▶ TASK REQUIREMENTS
Transcribe each line of the material as it is, and drop any picture.

▶ DATA PROVIDED
+--
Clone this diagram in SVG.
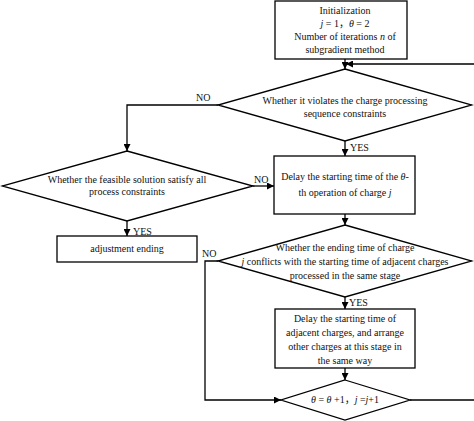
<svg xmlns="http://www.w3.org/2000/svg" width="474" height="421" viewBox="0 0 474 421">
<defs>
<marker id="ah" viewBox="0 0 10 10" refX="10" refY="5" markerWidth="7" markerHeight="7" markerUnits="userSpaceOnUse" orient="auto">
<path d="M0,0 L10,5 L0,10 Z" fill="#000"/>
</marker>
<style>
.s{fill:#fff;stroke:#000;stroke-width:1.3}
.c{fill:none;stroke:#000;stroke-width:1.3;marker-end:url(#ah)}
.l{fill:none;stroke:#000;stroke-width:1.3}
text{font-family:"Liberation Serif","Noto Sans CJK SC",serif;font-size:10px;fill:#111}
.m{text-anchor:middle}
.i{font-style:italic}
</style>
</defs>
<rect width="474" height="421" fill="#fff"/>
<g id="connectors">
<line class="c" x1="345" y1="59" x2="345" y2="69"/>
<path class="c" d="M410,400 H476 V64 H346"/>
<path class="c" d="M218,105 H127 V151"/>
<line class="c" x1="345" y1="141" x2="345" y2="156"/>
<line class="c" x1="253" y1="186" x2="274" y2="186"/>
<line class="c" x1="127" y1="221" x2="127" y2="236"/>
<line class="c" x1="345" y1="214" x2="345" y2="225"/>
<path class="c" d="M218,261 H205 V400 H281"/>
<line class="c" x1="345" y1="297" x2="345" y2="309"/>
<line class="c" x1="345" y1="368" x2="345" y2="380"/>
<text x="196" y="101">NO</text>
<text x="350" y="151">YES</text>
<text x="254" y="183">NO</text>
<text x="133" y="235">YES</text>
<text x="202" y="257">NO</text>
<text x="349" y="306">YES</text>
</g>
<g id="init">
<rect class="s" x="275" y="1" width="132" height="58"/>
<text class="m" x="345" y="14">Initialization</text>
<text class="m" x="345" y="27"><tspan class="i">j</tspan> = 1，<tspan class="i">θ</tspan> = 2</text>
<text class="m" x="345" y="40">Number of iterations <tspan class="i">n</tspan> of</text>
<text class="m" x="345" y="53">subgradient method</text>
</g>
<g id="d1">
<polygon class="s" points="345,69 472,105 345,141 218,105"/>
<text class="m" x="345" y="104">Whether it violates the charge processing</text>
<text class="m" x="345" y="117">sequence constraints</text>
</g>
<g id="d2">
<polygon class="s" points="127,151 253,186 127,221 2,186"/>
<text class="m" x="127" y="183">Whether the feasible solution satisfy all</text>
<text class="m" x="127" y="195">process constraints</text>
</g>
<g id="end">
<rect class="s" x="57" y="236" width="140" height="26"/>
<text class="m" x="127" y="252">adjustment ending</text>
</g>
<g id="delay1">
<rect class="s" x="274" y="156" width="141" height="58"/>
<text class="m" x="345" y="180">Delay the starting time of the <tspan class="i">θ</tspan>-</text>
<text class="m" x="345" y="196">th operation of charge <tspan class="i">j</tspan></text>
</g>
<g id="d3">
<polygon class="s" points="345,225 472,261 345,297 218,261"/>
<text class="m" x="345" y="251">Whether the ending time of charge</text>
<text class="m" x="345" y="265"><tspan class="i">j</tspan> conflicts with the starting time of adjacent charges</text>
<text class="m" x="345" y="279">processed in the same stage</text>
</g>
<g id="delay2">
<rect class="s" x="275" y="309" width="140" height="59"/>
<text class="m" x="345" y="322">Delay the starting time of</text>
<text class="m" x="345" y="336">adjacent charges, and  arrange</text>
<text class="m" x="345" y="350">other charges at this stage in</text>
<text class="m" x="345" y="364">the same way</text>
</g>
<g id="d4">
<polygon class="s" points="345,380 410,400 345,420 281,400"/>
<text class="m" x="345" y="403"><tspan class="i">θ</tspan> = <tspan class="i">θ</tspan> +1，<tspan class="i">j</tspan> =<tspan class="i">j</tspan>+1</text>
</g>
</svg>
+--
▶ ANSWER TO THE TASK
Clone this diagram in SVG.
<svg xmlns="http://www.w3.org/2000/svg" width="474" height="421" viewBox="0 0 474 421">
<defs>
<marker id="ah" viewBox="0 0 10 10" refX="10" refY="5" markerWidth="7" markerHeight="7" markerUnits="userSpaceOnUse" orient="auto">
<path d="M0,0 L10,5 L0,10 Z" fill="#000"/>
</marker>
<style>
.s{fill:#fff;stroke:#000;stroke-width:1.3}
.c{fill:none;stroke:#000;stroke-width:1.3;marker-end:url(#ah)}
.l{fill:none;stroke:#000;stroke-width:1.3}
text{font-family:"Liberation Serif","Noto Sans CJK SC",serif;font-size:10px;fill:#111}
.m{text-anchor:middle}
.i{font-style:italic}
</style>
</defs>
<rect width="474" height="421" fill="#fff"/>
<g id="connectors">
<line class="c" x1="345" y1="59" x2="345" y2="69"/>
<path class="c" d="M410,400 H476 V64 H346"/>
<path class="c" d="M218,105 H127 V151"/>
<line class="c" x1="345" y1="141" x2="345" y2="156"/>
<line class="c" x1="253" y1="186" x2="274" y2="186"/>
<line class="c" x1="127" y1="221" x2="127" y2="236"/>
<line class="c" x1="345" y1="214" x2="345" y2="225"/>
<path class="c" d="M218,261 H205 V400 H281"/>
<line class="c" x1="345" y1="297" x2="345" y2="309"/>
<line class="c" x1="345" y1="368" x2="345" y2="380"/>
<text x="196" y="101">NO</text>
<text x="350" y="151">YES</text>
<text x="254" y="183">NO</text>
<text x="133" y="235">YES</text>
<text x="202" y="257">NO</text>
<text x="349" y="306">YES</text>
</g>
<g id="init">
<rect class="s" x="275" y="1" width="132" height="58"/>
<text class="m" x="345" y="14">Initialization</text>
<text class="m" x="345" y="27"><tspan class="i">j</tspan> = 1，<tspan class="i">θ</tspan> = 2</text>
<text class="m" x="345" y="40">Number of iterations <tspan class="i">n</tspan> of</text>
<text class="m" x="345" y="53">subgradient method</text>
</g>
<g id="d1">
<polygon class="s" points="345,69 472,105 345,141 218,105"/>
<text class="m" x="345" y="104">Whether it violates the charge processing</text>
<text class="m" x="345" y="117">sequence constraints</text>
</g>
<g id="d2">
<polygon class="s" points="127,151 253,186 127,221 2,186"/>
<text class="m" x="127" y="183">Whether the feasible solution satisfy all</text>
<text class="m" x="127" y="195">process constraints</text>
</g>
<g id="end">
<rect class="s" x="57" y="236" width="140" height="26"/>
<text class="m" x="127" y="252">adjustment ending</text>
</g>
<g id="delay1">
<rect class="s" x="274" y="156" width="141" height="58"/>
<text class="m" x="345" y="180">Delay the starting time of the <tspan class="i">θ</tspan>-</text>
<text class="m" x="345" y="196">th operation of charge <tspan class="i">j</tspan></text>
</g>
<g id="d3">
<polygon class="s" points="345,225 472,261 345,297 218,261"/>
<text class="m" x="345" y="251">Whether the ending time of charge</text>
<text class="m" x="345" y="265"><tspan class="i">j</tspan> conflicts with the starting time of adjacent charges</text>
<text class="m" x="345" y="279">processed in the same stage</text>
</g>
<g id="delay2">
<rect class="s" x="275" y="309" width="140" height="59"/>
<text class="m" x="345" y="322">Delay the starting time of</text>
<text class="m" x="345" y="336">adjacent charges, and  arrange</text>
<text class="m" x="345" y="350">other charges at this stage in</text>
<text class="m" x="345" y="364">the same way</text>
</g>
<g id="d4">
<polygon class="s" points="345,380 410,400 345,420 281,400"/>
<text class="m" x="345" y="403"><tspan class="i">θ</tspan> = <tspan class="i">θ</tspan> +1，<tspan class="i">j</tspan> =<tspan class="i">j</tspan>+1</text>
</g>
</svg>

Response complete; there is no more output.